JM: To me it’s an undercurrent. I’ve always thought that tractors, and the land levelers, and these old agricultural fragments, were kind of the grandfathers and grandmothers of artificial intelligence.  They just kind of feel like they are living things, even though they’re not.  There is a convergence of the organic and the boundaries of consciousness.  And, I’ve painted the tractor form for so long that each one takes on its own personality like a family. It seemed to fit this project.

Artist Jeff Myers works with digital photo collage on fabricated metal, April 2018.

LS:  Was there a conscious effort on your part to work with recycled materials?

JM:  Yes. The tractor itself is the most amazing gigantic recycled material you can run into. To me it’s a cherished material.  It’s an image, that in the 21stcentury, we still recognize so easily.

LS: The front of the tractor has a different color scheme and different images.  Is there a reason?

JM:  No, I just started working on one side, then worked outward piece by piece.  If something didn’t look right, I’d come back in and replace it.  I approached it just like a painting or collage.  I didn’t go in with a stiff, highly articulate design ahead of time.  I wanted it to breath as I was going along.  Many of the best ideas in here came in the process while working on the tractor itself.  It was the first time I’d ever done anything quite like this and I knew I wanted there to be room within the idea to experiment.

Tractor Levitation, big wheel, digital photos/collage on metal, Jeff Myers, April 2018.

LS:  Is this the first tractor sculpture of many more to come?

JM: Maybe.  But I was thinking I should do a tank next, an old army tank.
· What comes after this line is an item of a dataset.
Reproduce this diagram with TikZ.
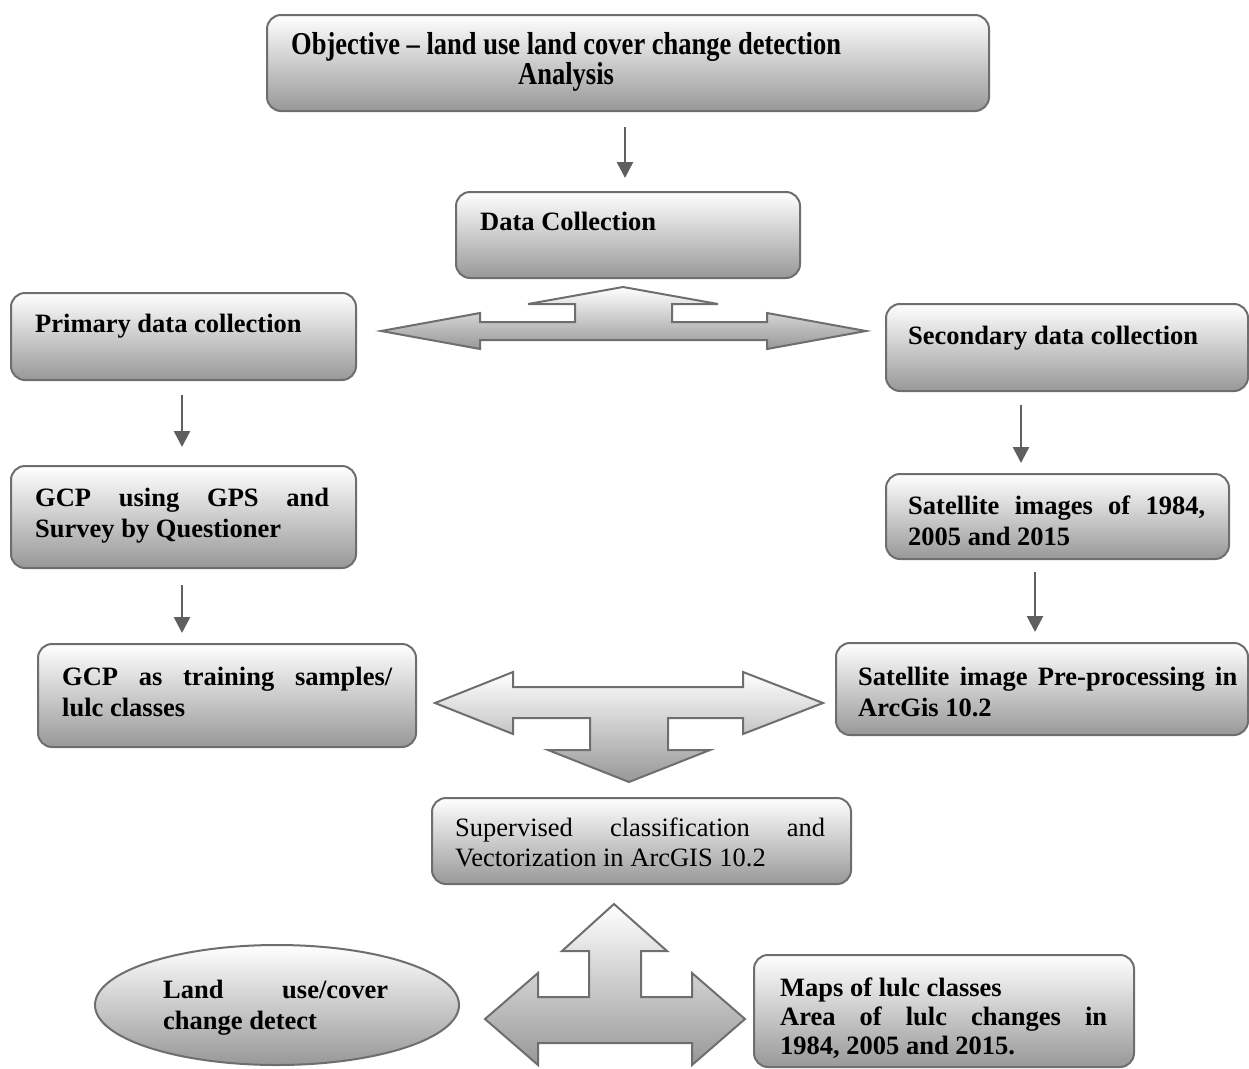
\documentclass[tikz,border=0pt]{standalone}
\usepackage{fontspec}
\setmainfont{Liberation Serif}
\usepackage{graphicx}
\usetikzlibrary{arrows.meta,shapes.geometric}
\definecolor{edgegray}{RGB}{110,110,110}
\definecolor{shadebot}{RGB}{152,152,152}
\definecolor{conngray}{RGB}{95,95,95}
\tikzset{
  box/.style={draw=edgegray, line width=2pt, rounded corners=14pt, top color=white, bottom color=shadebot, anchor=north west, inner sep=0pt},
  txt/.style={anchor=base west, inner sep=0pt, font=\fontsize{26.5}{31}\selectfont\bfseries},
  rtxt/.style={anchor=base west, inner sep=0pt, font=\fontsize{26.5}{30}\selectfont},
  conn/.style={draw=conngray, line width=2.5pt, -{Triangle[width=16pt,length=16pt]}},
  bigarrow/.style={draw=edgegray, line width=2pt, top color=white, bottom color=shadebot, line join=miter}
}
\begin{document}
\begin{tikzpicture}[x=1pt,y=-1pt]
\useasboundingbox (0,0) rectangle (1249,1068);

% boxes
\node[box, minimum width=722pt, minimum height=96pt] (obj) at (266,14) {};
\node[box, minimum width=344pt, minimum height=86pt] (dc) at (455,191) {};
\node[box, minimum width=345pt, minimum height=87pt] (prim) at (10,292) {};
\node[box, minimum width=362pt, minimum height=87pt] (sec) at (885,303) {};
\node[box, minimum width=345pt, minimum height=102pt] (gcp) at (10,465) {};
\node[box, minimum width=343pt, minimum height=85pt] (sat) at (885,473) {};
\node[box, minimum width=378pt, minimum height=103pt] (train) at (37,643) {};
\node[box, minimum width=412pt, minimum height=92pt] (pre) at (835,642) {};
\node[box, minimum width=419pt, minimum height=86pt] (sup) at (431,797) {};
\node[box, minimum width=380pt, minimum height=112pt] (maps) at (753,954) {};
\node[draw=edgegray, line width=2pt, ellipse, top color=white, bottom color=shadebot, minimum width=364pt, minimum height=120pt, inner sep=0pt] (lucd) at (277,1005) {};

% texts
\node[txt] (objA) at (291,54) {\scalebox{1}[1.2]{Objective -- land use land cover change detection}};
\node[txt] (objB) at (518,84) {\scalebox{1}[1.2]{Analysis}};
\node[txt] (dcT) at (480,230) {Data Collection};
\node[txt] (primT) at (35,332) {Primary data collection};
\node[txt] (secT) at (908,344) {Secondary data collection};
\node[txt] (gcpT) at (35,506) {\parbox[t]{294pt}{\makebox[294pt][s]{GCP using GPS and}\\Survey by Questioner}};
\node[txt] (satT) at (908,514) {\parbox[t]{297pt}{\makebox[297pt][s]{Satellite images of 1984,}\\2005 and 2015}};
\node[txt] (trainT) at (62,685) {\parbox[t]{330pt}{\makebox[330pt][s]{GCP as training samples/}\\lulc classes}};
\node[txt] (preT) at (858,685) {\parbox[t]{379pt}{\makebox[379pt][s]{Satellite image Pre-processing in}\\ArcGis 10.2}};
\node[rtxt] (supT) at (455,836) {\parbox[t]{370pt}{\makebox[370pt][s]{Supervised classification and}\\Vectorization in ArcGIS 10.2}};
\node[txt] (lucdT) at (163,998) {\parbox[t]{225pt}{\makebox[225pt][s]{Land use/cover}\\change detect}};
\node[txt, font=\fontsize{26.5}{29}\selectfont\bfseries] (mapsT) at (780,996) {\parbox[t]{327pt}{Maps of lulc classes\\\makebox[327pt][s]{Area of lulc changes in}\\1984, 2005 and 2015.}};

% thin connectors
\draw[conn, shorten <=15pt, shorten >=13pt] (obj.south -| 625,0) -- (dc.north -| 625,0);
\draw[conn, shorten <=14pt, shorten >=18pt] (prim.south -| 182,0) -- (gcp.north -| 182,0);
\draw[conn, shorten <=16pt, shorten >=10pt] (gcp.south -| 182,0) -- (train.north -| 182,0);
\draw[conn, shorten <=13pt, shorten >=10pt] (sec.south -| 1021,0) -- (sat.north -| 1021,0);
\draw[conn, shorten <=12pt, shorten >=10pt] (sat.south -| 1035,0) -- (pre.north -| 1035,0);

% big block arrows
\draw[bigarrow] (381,331) -- (480,313) -- (480,322) -- (575,322) -- (575,304) -- (528,304) -- (623,287) -- (718,304) -- (672,304) -- (672,322) -- (767,322) -- (767,313) -- (866,331) -- (767,349) -- (767,340) -- (480,340) -- (480,349) -- cycle;
\draw[bigarrow] (435,703) -- (513,672) -- (513,687) -- (743,687) -- (743,672) -- (823,703) -- (743,734) -- (743,718) -- (668,718) -- (668,750) -- (710,750) -- (629,782) -- (548,750) -- (590,750) -- (590,718) -- (513,718) -- (513,734) -- cycle;
\draw[bigarrow] (485,1019) -- (538,973) -- (538,997) -- (589,997) -- (589,951) -- (562,951) -- (614,904) -- (667,951) -- (641,951) -- (641,997) -- (692,997) -- (692,973) -- (745,1019) -- (692,1065) -- (692,1043) -- (538,1043) -- (538,1065) -- cycle;
\end{tikzpicture}
\end{document}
I would coat it in a beautiful new type of imagery.  It’s a pretty intoxicating idea.

LS:  What type of reaction are you seeking from the community?

JM:  I hope they feel a celebration of the environment and how close we live to the land, and how we relate to agriculture, and how our food arrives at our table.  Hopefully it will be a destination piece which could be intriguing, provocative or fun.

LS:  I think you’re onto something.  It’s fantastic!